→ **YOUR INSTRUCTIONS**: Write the material out again in full, word for word. Do not include the pictures.

→ **DATA BLOCK**:
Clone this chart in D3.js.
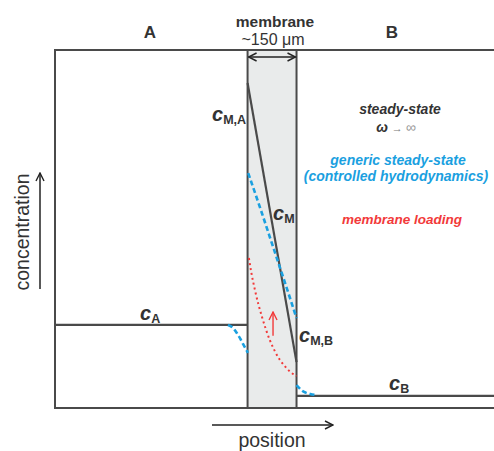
<!DOCTYPE html>
<html>
<head>
<meta charset="utf-8">
<script src="https://cdn.jsdelivr.net/npm/d3@7"></script>
<style>
  body { margin: 0; background: #fff; }
  svg { font-family: "Liberation Sans", Arial, sans-serif; }
</style>
</head>
<body>
<div id="chart"></div>
<script>
// Dimensions
const width = 494;
const height = 451;

// Position (µm) and concentration (arbitrary %)
const membraneEdges = [0, 150];
const xExtent = [-590, 755];

const steadyBathA = [[-590, 23.2], [0, 23.2]];
const steadyMembrane = [[0, 90.8], [150, 12.8]];
const steadyBathB = [[150, 3.4], [755, 3.4]];

const genericA = [[-60, 23.2], [-45, 22.4], [-32, 20.8], [-22, 19.3], [-14, 17.9], [-6, 16.6], [1, 15.4]];
const genericMembrane = [[2, 65.6], [40, 55.5], [80, 44.5], [120, 33.5], [150, 25.1]];
const genericB = [[150, 6.4], [158, 5.6], [166, 4.9], [178, 4.3], [192, 3.9], [212, 3.6]];

const loadingMembrane = [[4, 41.9], [12, 37.6], [22, 33.2], [33, 29.0], [44, 25.5], [56, 22.0], [68, 19.0], [84, 15.8], [100, 13.3], [116, 11.5], [132, 10.0], [150, 8.9]];
const loadingArrow = [[78, 20.2], [78, 26.8]];

const svg = d3.select("#chart").append("svg")
  .attr("width", width)
  .attr("height", height);

const x = d3.scaleLinear().domain(xExtent).range([55, 494]);
const y = d3.scaleLinear().domain([0, 100]).range([408, 50]);

const line = d3.line().x(d => x(d[0])).y(d => y(d[1]));
const curve = d3.line().x(d => x(d[0])).y(d => y(d[1])).curve(d3.curveMonotoneX);

const grey = "#4a4a4a";
const blue = "#1aa0e0";
const red = "#f23a3a";

// arrow markers
const defs = svg.append("defs");
function marker(id, color, size) {
  defs.append("marker")
    .attr("id", id)
    .attr("viewBox", "0 -5 10 10")
    .attr("refX", 9).attr("refY", 0)
    .attr("markerWidth", size).attr("markerHeight", size)
    .attr("markerUnits", "userSpaceOnUse")
    .attr("orient", "auto-start-reverse")
    .append("path")
    .attr("d", "M1,-4L9,0L1,4")
    .attr("fill", "none")
    .attr("stroke", color)
    .attr("stroke-width", 1.4);
}
marker("arrBlack", "#222", 10);
marker("arrRed", red, 10);

// membrane band
svg.append("rect")
  .attr("x", x(membraneEdges[0]))
  .attr("y", y(100))
  .attr("width", x(membraneEdges[1]) - x(membraneEdges[0]))
  .attr("height", y(0) - y(100))
  .attr("fill", "#e9ebeb");

// frame
svg.append("path")
  .attr("d", line([[xExtent[1], 100], [xExtent[0], 100], [xExtent[0], 0], [xExtent[1], 0]]))
  .attr("fill", "none")
  .attr("stroke", grey)
  .attr("stroke-width", 2);

membraneEdges.forEach(m => {
  svg.append("path")
    .attr("d", line([[m, 100], [m, 0]]))
    .attr("stroke", grey)
    .attr("stroke-width", 2);
});

// steady state profile
[steadyBathA, steadyMembrane, steadyBathB].forEach(seg => {
  svg.append("path")
    .attr("d", line(seg))
    .attr("fill", "none")
    .attr("stroke", grey)
    .attr("stroke-width", 2.2);
});

// generic steady state (blue dashed)
[genericA, genericMembrane, genericB].forEach(seg => {
  svg.append("path")
    .attr("d", curve(seg))
    .attr("fill", "none")
    .attr("stroke", blue)
    .attr("stroke-width", 2.6)
    .attr("stroke-dasharray", "5,3");
});

// membrane loading (red dotted)
svg.append("path")
  .attr("d", curve(loadingMembrane))
  .attr("fill", "none")
  .attr("stroke", red)
  .attr("stroke-width", 2)
  .attr("stroke-dasharray", "2,3");

svg.append("path")
  .attr("d", line(loadingArrow))
  .attr("stroke", red)
  .attr("stroke-width", 1.4)
  .attr("marker-end", "url(#arrRed)");

// membrane width arrow
svg.append("line")
  .attr("x1", x(membraneEdges[0]) + 1).attr("x2", x(membraneEdges[1]) - 1)
  .attr("y1", 57).attr("y2", 57)
  .attr("stroke", "#222")
  .attr("stroke-width", 1.3)
  .attr("marker-start", "url(#arrBlack)")
  .attr("marker-end", "url(#arrBlack)");

// axis arrows
svg.append("line")
  .attr("x1", 40).attr("x2", 40).attr("y1", 289).attr("y2", 173)
  .attr("stroke", "#222").attr("stroke-width", 1.5)
  .attr("marker-end", "url(#arrBlack)");
svg.append("line")
  .attr("x1", 212).attr("x2", 333).attr("y1", 425).attr("y2", 425)
  .attr("stroke", "#222").attr("stroke-width", 1.5)
  .attr("marker-end", "url(#arrBlack)");

svg.append("text")
  .attr("transform", "translate(29,232) rotate(-90)")
  .attr("text-anchor", "middle")
  .attr("font-size", 19.5)
  .attr("fill", "#333")
  .text("concentration");

svg.append("text")
  .attr("x", 272).attr("y", 447)
  .attr("text-anchor", "middle")
  .attr("font-size", 19.5)
  .attr("fill", "#333")
  .text("position");

// top labels
svg.append("text").attr("x", 150).attr("y", 38)
  .attr("text-anchor", "middle").attr("font-size", 17).attr("font-weight", "bold").attr("fill", "#333").text("A");
svg.append("text").attr("x", 392).attr("y", 38)
  .attr("text-anchor", "middle").attr("font-size", 17).attr("font-weight", "bold").attr("fill", "#333").text("B");
svg.append("text").attr("x", 275).attr("y", 27)
  .attr("text-anchor", "middle").attr("font-size", 15.5).attr("font-weight", "bold").attr("fill", "#333").text("membrane");
svg.append("text").attr("x", 273).attr("y", 45)
  .attr("text-anchor", "middle").attr("font-size", 16).attr("fill", "#333").text("~150 \u03BCm");

// concentration labels
function cLabel(px, py, sub, anchor) {
  const t = svg.append("text")
    .attr("x", px).attr("y", py)
    .attr("text-anchor", anchor || "start")
    .attr("fill", "#333")
    .attr("font-weight", "bold");
  t.append("tspan").attr("font-size", 20).attr("font-style", "italic").text("c");
  t.append("tspan").attr("font-size", 12.5).attr("dy", 3).text(sub);
}
cLabel(212, 121, "M,A");
cLabel(273, 220, "M");
cLabel(299, 342, "M,B");
cLabel(140, 320, "A");
cLabel(389, 390, "B");

// legend texts
svg.append("text").attr("x", 400).attr("y", 114)
  .attr("text-anchor", "middle").attr("font-size", 14).attr("font-weight", "bold").attr("font-style", "italic")
  .attr("fill", "#333").text("steady-state");
const w = svg.append("text").attr("x", 396).attr("y", 132)
  .attr("text-anchor", "middle").attr("fill", "#333");
w.append("tspan").attr("font-size", 14).attr("font-weight", "bold").attr("font-style", "italic").text("\u03C9 ");
w.append("tspan").attr("font-size", 11).attr("fill", "#777").text("\u2192 ");
w.append("tspan").attr("font-size", 14).attr("fill", "#999").text("\u221E");

svg.append("text").attr("x", 398).attr("y", 165)
  .attr("text-anchor", "middle").attr("font-size", 14).attr("font-weight", "bold").attr("font-style", "italic")
  .attr("fill", blue).text("generic steady-state");
svg.append("text").attr("x", 396).attr("y", 181)
  .attr("text-anchor", "middle").attr("font-size", 14).attr("font-weight", "bold").attr("font-style", "italic")
  .attr("fill", blue).text("(controlled hydrodynamics)");

svg.append("text").attr("x", 402).attr("y", 224)
  .attr("text-anchor", "middle").attr("font-size", 13.5).attr("font-weight", "bold").attr("font-style", "italic")
  .attr("fill", red).text("membrane loading");
</script>
</body>
</html>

→ **RESPONSE TO THIS EXERCISE**:
Clone this chart in D3.js.
<!DOCTYPE html>
<html>
<head>
<meta charset="utf-8">
<script src="https://cdn.jsdelivr.net/npm/d3@7"></script>
<style>
  body { margin: 0; background: #fff; }
  svg { font-family: "Liberation Sans", Arial, sans-serif; }
</style>
</head>
<body>
<div id="chart"></div>
<script>
// Dimensions
const width = 494;
const height = 451;

// Position (µm) and concentration (arbitrary %)
const membraneEdges = [0, 150];
const xExtent = [-590, 755];

const steadyBathA = [[-590, 23.2], [0, 23.2]];
const steadyMembrane = [[0, 90.8], [150, 12.8]];
const steadyBathB = [[150, 3.4], [755, 3.4]];

const genericA = [[-60, 23.2], [-45, 22.4], [-32, 20.8], [-22, 19.3], [-14, 17.9], [-6, 16.6], [1, 15.4]];
const genericMembrane = [[2, 65.6], [40, 55.5], [80, 44.5], [120, 33.5], [150, 25.1]];
const genericB = [[150, 6.4], [158, 5.6], [166, 4.9], [178, 4.3], [192, 3.9], [212, 3.6]];

const loadingMembrane = [[4, 41.9], [12, 37.6], [22, 33.2], [33, 29.0], [44, 25.5], [56, 22.0], [68, 19.0], [84, 15.8], [100, 13.3], [116, 11.5], [132, 10.0], [150, 8.9]];
const loadingArrow = [[78, 20.2], [78, 26.8]];

const svg = d3.select("#chart").append("svg")
  .attr("width", width)
  .attr("height", height);

const x = d3.scaleLinear().domain(xExtent).range([55, 494]);
const y = d3.scaleLinear().domain([0, 100]).range([408, 50]);

const line = d3.line().x(d => x(d[0])).y(d => y(d[1]));
const curve = d3.line().x(d => x(d[0])).y(d => y(d[1])).curve(d3.curveMonotoneX);

const grey = "#4a4a4a";
const blue = "#1aa0e0";
const red = "#f23a3a";

// arrow markers
const defs = svg.append("defs");
function marker(id, color, size) {
  defs.append("marker")
    .attr("id", id)
    .attr("viewBox", "0 -5 10 10")
    .attr("refX", 9).attr("refY", 0)
    .attr("markerWidth", size).attr("markerHeight", size)
    .attr("markerUnits", "userSpaceOnUse")
    .attr("orient", "auto-start-reverse")
    .append("path")
    .attr("d", "M1,-4L9,0L1,4")
    .attr("fill", "none")
    .attr("stroke", color)
    .attr("stroke-width", 1.4);
}
marker("arrBlack", "#222", 10);
marker("arrRed", red, 10);

// membrane band
svg.append("rect")
  .attr("x", x(membraneEdges[0]))
  .attr("y", y(100))
  .attr("width", x(membraneEdges[1]) - x(membraneEdges[0]))
  .attr("height", y(0) - y(100))
  .attr("fill", "#e9ebeb");

// frame
svg.append("path")
  .attr("d", line([[xExtent[1], 100], [xExtent[0], 100], [xExtent[0], 0], [xExtent[1], 0]]))
  .attr("fill", "none")
  .attr("stroke", grey)
  .attr("stroke-width", 2);

membraneEdges.forEach(m => {
  svg.append("path")
    .attr("d", line([[m, 100], [m, 0]]))
    .attr("stroke", grey)
    .attr("stroke-width", 2);
});

// steady state profile
[steadyBathA, steadyMembrane, steadyBathB].forEach(seg => {
  svg.append("path")
    .attr("d", line(seg))
    .attr("fill", "none")
    .attr("stroke", grey)
    .attr("stroke-width", 2.2);
});

// generic steady state (blue dashed)
[genericA, genericMembrane, genericB].forEach(seg => {
  svg.append("path")
    .attr("d", curve(seg))
    .attr("fill", "none")
    .attr("stroke", blue)
    .attr("stroke-width", 2.6)
    .attr("stroke-dasharray", "5,3");
});

// membrane loading (red dotted)
svg.append("path")
  .attr("d", curve(loadingMembrane))
  .attr("fill", "none")
  .attr("stroke", red)
  .attr("stroke-width", 2)
  .attr("stroke-dasharray", "2,3");

svg.append("path")
  .attr("d", line(loadingArrow))
  .attr("stroke", red)
  .attr("stroke-width", 1.4)
  .attr("marker-end", "url(#arrRed)");

// membrane width arrow
svg.append("line")
  .attr("x1", x(membraneEdges[0]) + 1).attr("x2", x(membraneEdges[1]) - 1)
  .attr("y1", 57).attr("y2", 57)
  .attr("stroke", "#222")
  .attr("stroke-width", 1.3)
  .attr("marker-start", "url(#arrBlack)")
  .attr("marker-end", "url(#arrBlack)");

// axis arrows
svg.append("line")
  .attr("x1", 40).attr("x2", 40).attr("y1", 289).attr("y2", 173)
  .attr("stroke", "#222").attr("stroke-width", 1.5)
  .attr("marker-end", "url(#arrBlack)");
svg.append("line")
  .attr("x1", 212).attr("x2", 333).attr("y1", 425).attr("y2", 425)
  .attr("stroke", "#222").attr("stroke-width", 1.5)
  .attr("marker-end", "url(#arrBlack)");

svg.append("text")
  .attr("transform", "translate(29,232) rotate(-90)")
  .attr("text-anchor", "middle")
  .attr("font-size", 19.5)
  .attr("fill", "#333")
  .text("concentration");

svg.append("text")
  .attr("x", 272).attr("y", 447)
  .attr("text-anchor", "middle")
  .attr("font-size", 19.5)
  .attr("fill", "#333")
  .text("position");

// top labels
svg.append("text").attr("x", 150).attr("y", 38)
  .attr("text-anchor", "middle").attr("font-size", 17).attr("font-weight", "bold").attr("fill", "#333").text("A");
svg.append("text").attr("x", 392).attr("y", 38)
  .attr("text-anchor", "middle").attr("font-size", 17).attr("font-weight", "bold").attr("fill", "#333").text("B");
svg.append("text").attr("x", 275).attr("y", 27)
  .attr("text-anchor", "middle").attr("font-size", 15.5).attr("font-weight", "bold").attr("fill", "#333").text("membrane");
svg.append("text").attr("x", 273).attr("y", 45)
  .attr("text-anchor", "middle").attr("font-size", 16).attr("fill", "#333").text("~150 \u03BCm");

// concentration labels
function cLabel(px, py, sub, anchor) {
  const t = svg.append("text")
    .attr("x", px).attr("y", py)
    .attr("text-anchor", anchor || "start")
    .attr("fill", "#333")
    .attr("font-weight", "bold");
  t.append("tspan").attr("font-size", 20).attr("font-style", "italic").text("c");
  t.append("tspan").attr("font-size", 12.5).attr("dy", 3).text(sub);
}
cLabel(212, 121, "M,A");
cLabel(273, 220, "M");
cLabel(299, 342, "M,B");
cLabel(140, 320, "A");
cLabel(389, 390, "B");

// legend texts
svg.append("text").attr("x", 400).attr("y", 114)
  .attr("text-anchor", "middle").attr("font-size", 14).attr("font-weight", "bold").attr("font-style", "italic")
  .attr("fill", "#333").text("steady-state");
const w = svg.append("text").attr("x", 396).attr("y", 132)
  .attr("text-anchor", "middle").attr("fill", "#333");
w.append("tspan").attr("font-size", 14).attr("font-weight", "bold").attr("font-style", "italic").text("\u03C9 ");
w.append("tspan").attr("font-size", 11).attr("fill", "#777").text("\u2192 ");
w.append("tspan").attr("font-size", 14).attr("fill", "#999").text("\u221E");

svg.append("text").attr("x", 398).attr("y", 165)
  .attr("text-anchor", "middle").attr("font-size", 14).attr("font-weight", "bold").attr("font-style", "italic")
  .attr("fill", blue).text("generic steady-state");
svg.append("text").attr("x", 396).attr("y", 181)
  .attr("text-anchor", "middle").attr("font-size", 14).attr("font-weight", "bold").attr("font-style", "italic")
  .attr("fill", blue).text("(controlled hydrodynamics)");

svg.append("text").attr("x", 402).attr("y", 224)
  .attr("text-anchor", "middle").attr("font-size", 13.5).attr("font-weight", "bold").attr("font-style", "italic")
  .attr("fill", red).text("membrane loading");
</script>
</body>
</html>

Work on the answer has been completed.